Set the lines down again exactly, first line through the line that contains "from matplotlib.ticker import", with no pictures.

▶

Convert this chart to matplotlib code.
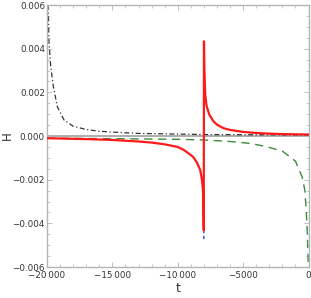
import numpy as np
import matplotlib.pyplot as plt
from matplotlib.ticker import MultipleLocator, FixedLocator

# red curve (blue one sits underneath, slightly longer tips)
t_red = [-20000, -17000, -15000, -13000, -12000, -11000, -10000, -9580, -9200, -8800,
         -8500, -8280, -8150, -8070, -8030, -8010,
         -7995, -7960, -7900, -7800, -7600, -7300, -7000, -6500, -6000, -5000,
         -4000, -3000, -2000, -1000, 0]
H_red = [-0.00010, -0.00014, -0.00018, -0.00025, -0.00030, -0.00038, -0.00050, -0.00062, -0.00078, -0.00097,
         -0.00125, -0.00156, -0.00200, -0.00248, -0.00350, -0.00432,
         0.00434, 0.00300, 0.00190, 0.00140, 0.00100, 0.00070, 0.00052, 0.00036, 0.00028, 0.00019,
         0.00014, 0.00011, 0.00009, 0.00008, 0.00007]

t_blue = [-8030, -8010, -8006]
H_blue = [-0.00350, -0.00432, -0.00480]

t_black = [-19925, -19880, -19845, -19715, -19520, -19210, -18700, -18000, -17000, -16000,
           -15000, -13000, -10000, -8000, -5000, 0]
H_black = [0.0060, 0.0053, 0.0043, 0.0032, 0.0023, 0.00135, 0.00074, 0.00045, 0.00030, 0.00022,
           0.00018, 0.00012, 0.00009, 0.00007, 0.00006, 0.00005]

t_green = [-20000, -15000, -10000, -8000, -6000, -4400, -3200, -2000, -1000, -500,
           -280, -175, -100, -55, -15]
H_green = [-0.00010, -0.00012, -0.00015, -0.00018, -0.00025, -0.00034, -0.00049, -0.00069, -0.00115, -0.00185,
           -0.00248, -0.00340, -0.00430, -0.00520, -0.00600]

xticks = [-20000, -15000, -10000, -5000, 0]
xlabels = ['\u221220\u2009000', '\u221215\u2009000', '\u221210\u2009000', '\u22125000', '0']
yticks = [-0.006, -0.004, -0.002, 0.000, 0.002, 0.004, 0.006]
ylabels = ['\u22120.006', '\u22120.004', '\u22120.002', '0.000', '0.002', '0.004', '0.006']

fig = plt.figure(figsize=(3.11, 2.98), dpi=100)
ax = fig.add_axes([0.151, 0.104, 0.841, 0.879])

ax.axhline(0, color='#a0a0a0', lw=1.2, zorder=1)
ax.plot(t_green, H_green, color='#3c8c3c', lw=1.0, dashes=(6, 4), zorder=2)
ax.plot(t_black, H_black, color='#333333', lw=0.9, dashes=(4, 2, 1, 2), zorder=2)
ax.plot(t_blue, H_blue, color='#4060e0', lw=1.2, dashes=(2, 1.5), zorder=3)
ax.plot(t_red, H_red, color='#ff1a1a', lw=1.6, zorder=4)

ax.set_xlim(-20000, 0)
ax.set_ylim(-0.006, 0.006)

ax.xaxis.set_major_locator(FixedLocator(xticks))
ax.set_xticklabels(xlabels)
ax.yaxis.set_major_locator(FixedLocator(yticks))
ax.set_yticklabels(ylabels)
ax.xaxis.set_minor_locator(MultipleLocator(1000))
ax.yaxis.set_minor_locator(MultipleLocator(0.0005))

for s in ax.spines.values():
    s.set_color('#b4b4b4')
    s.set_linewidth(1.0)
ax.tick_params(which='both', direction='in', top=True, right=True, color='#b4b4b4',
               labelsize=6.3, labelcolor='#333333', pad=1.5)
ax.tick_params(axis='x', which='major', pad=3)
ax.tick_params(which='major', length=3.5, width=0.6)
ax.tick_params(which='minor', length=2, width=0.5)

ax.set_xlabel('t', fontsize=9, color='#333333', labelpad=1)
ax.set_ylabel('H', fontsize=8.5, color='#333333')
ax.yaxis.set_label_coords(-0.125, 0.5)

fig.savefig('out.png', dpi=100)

◀

_Reply to the task_.
Convert this chart to matplotlib code.
import numpy as np
import matplotlib.pyplot as plt
from matplotlib.ticker import MultipleLocator, FixedLocator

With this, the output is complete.